Each week, Al Attiyah Foundation publishes its energy market review, bringing you the latest global news from the oil, gas and petrochemicals sector.

Oil Slumps 6% on Recession Worries, Strong Dollar

Al-Attiyah Foundation - Weekly Energy Market ReviewOil prices tumbled about 6% to a four-week low on Friday, 17 June, on worries that interest rate hikes by major central banks could slow the global economy and cut demand for energy. Also pressuring prices, the US dollar last week rose to its highest level since December 2002 against a basket of currencies, making oil more expensive for buyers using other currencies. Brent futures fell USD6.69, to settle at USD113.12 a barrel, while US West Texas Intermediate (WTI) crude fell USD8.03, to settle at USD109.56. For the week, Brent futures declined 7.3% while WTI fell 9.2%. Last week, the Fed bumped borrowing costs up by 0.75 percentage points, the most in more than a quarter of a century, in a bid to stem inflation that has been running at more than 8%. Central banks across Europe also raised interest rates, some by amounts that shocked markets, and hinted at even higher borrowing costs to come to tame soaring inflation that is eroding savings and squeezing corporate profits. Russia, meanwhile, expects its oil exports to increase in 2022 despite Western sanctions and a European embargo, the Russian deputy energy minister said on Friday. The EU agreed to reduce its purchases of Russian oil by around 90% by the end of 2022.

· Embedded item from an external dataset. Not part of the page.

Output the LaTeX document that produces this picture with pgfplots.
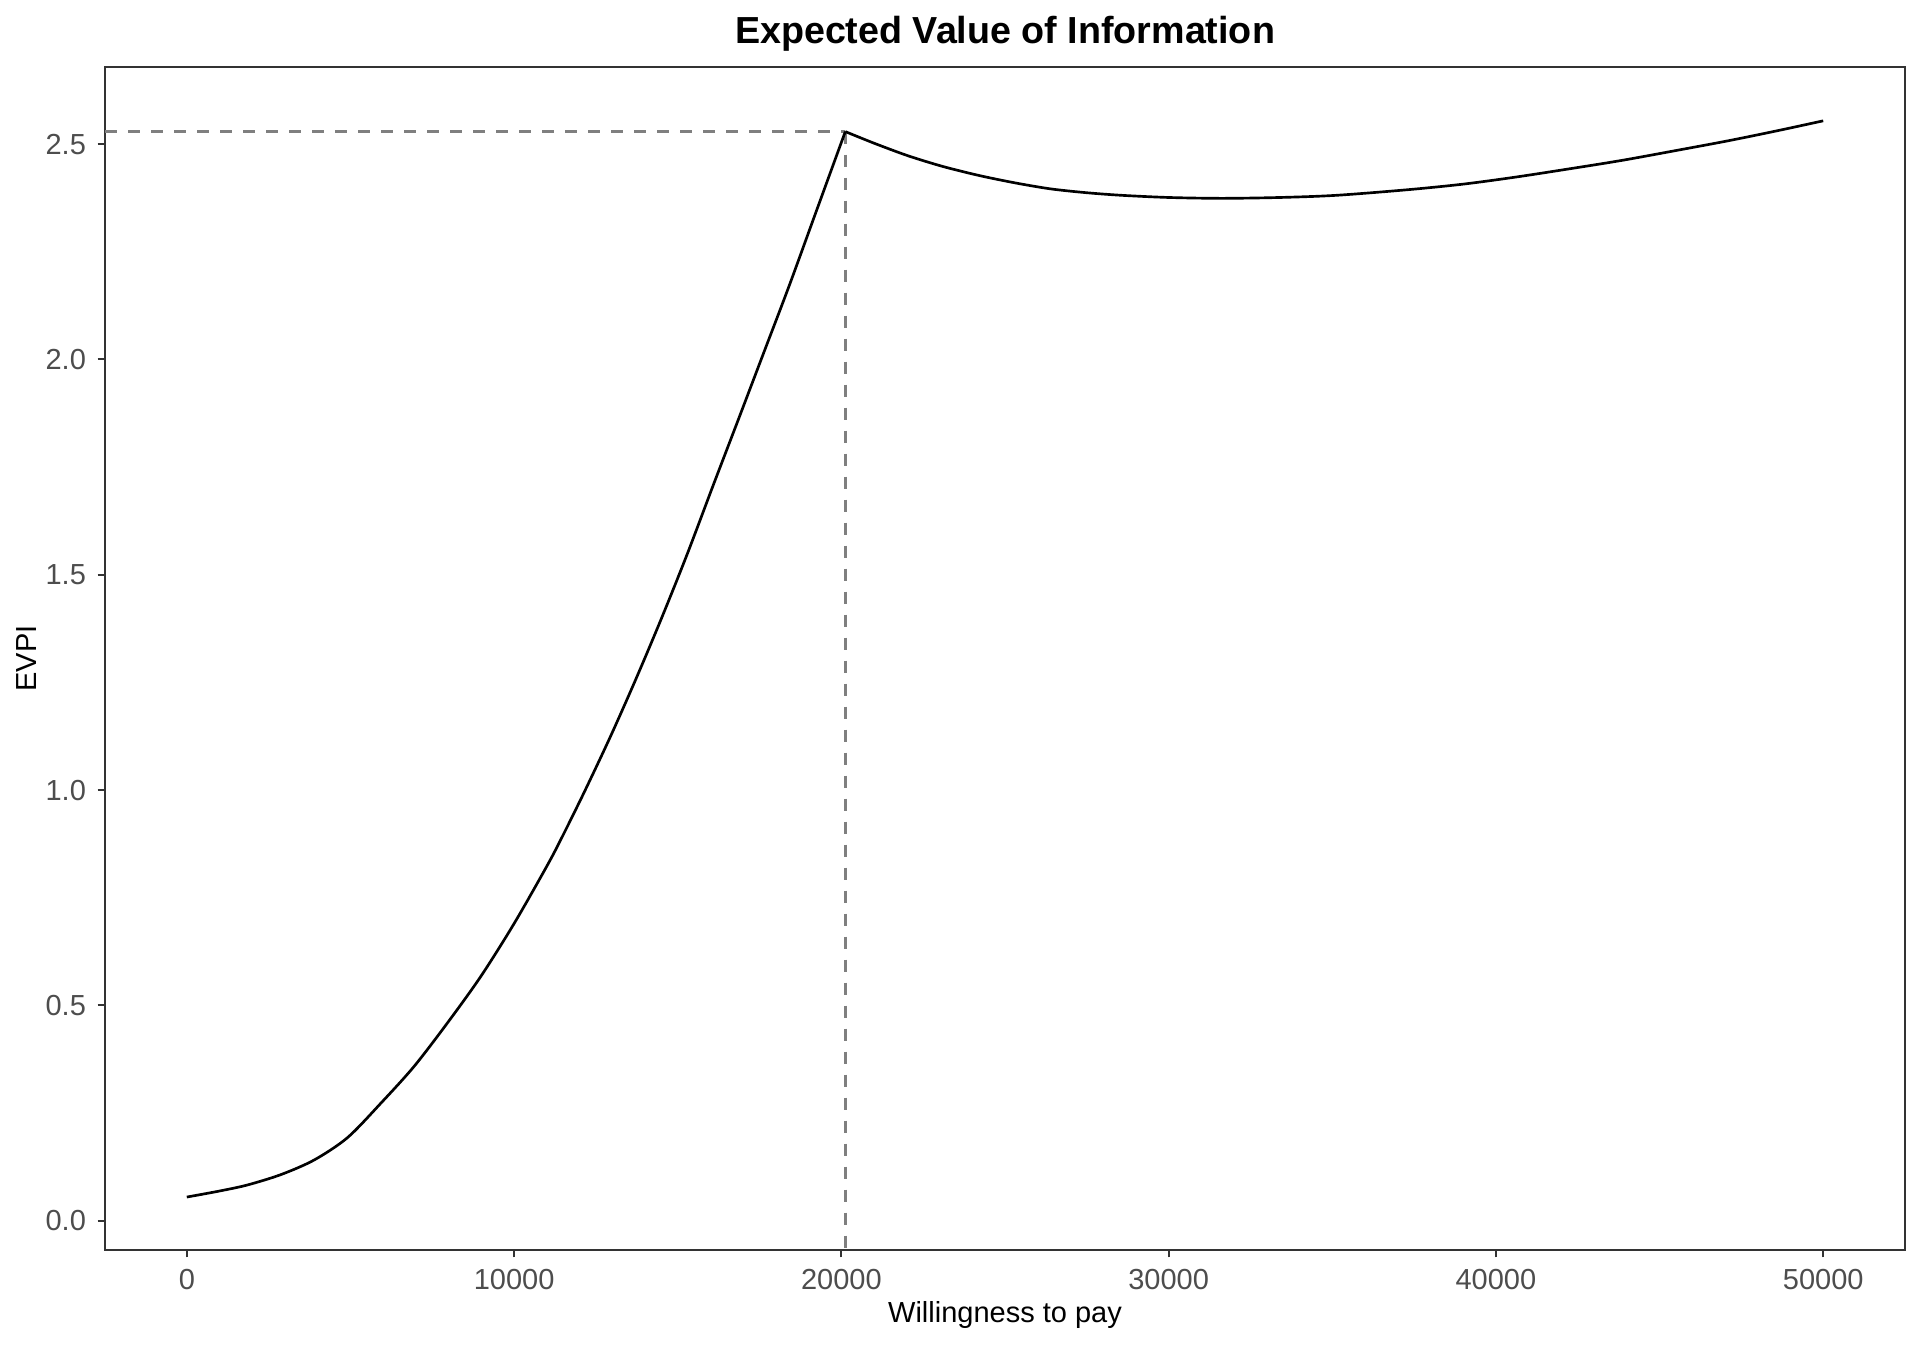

Asia Spot Prices Jump, Tracking Sharp Rise in Europe

Asian spot liquefied natural gas (LNG) prices jumped last week, tracking a rise in European gas prices, on further market tightening as an extended shutdown at a US export plant prompted buying by Japan and South Korea. The average LNG price was estimated at USD36.50 per million British thermal units (mmBtu), up USD13 or 55.3% from the previous week, industry sources said. In Europe, a further decline in Russian gas flows via the Nord Stream 1 pipeline, coinciding with an early heat wave gripping its south, deepened concerns the continent may struggle to build up storage ahead of the winter season as planned. Additionally, an extended outage at US liquefied natural gas export terminal Freeport LNG is clouding future European supplies. Freeport LNG, the operator of one of the largest US export plants, said on Tuesday that last week’s fire damage to its Texas plant would keep it fully offline until September with only partial operation through year-end. Meanwhile, analysts said that the extended shutdown should give utilities a chance to rebuild extremely low US gas stockpiles more quickly. US natural gas futures dropped about 7% to a seven-week low on Friday on forecasts for lower demand this week.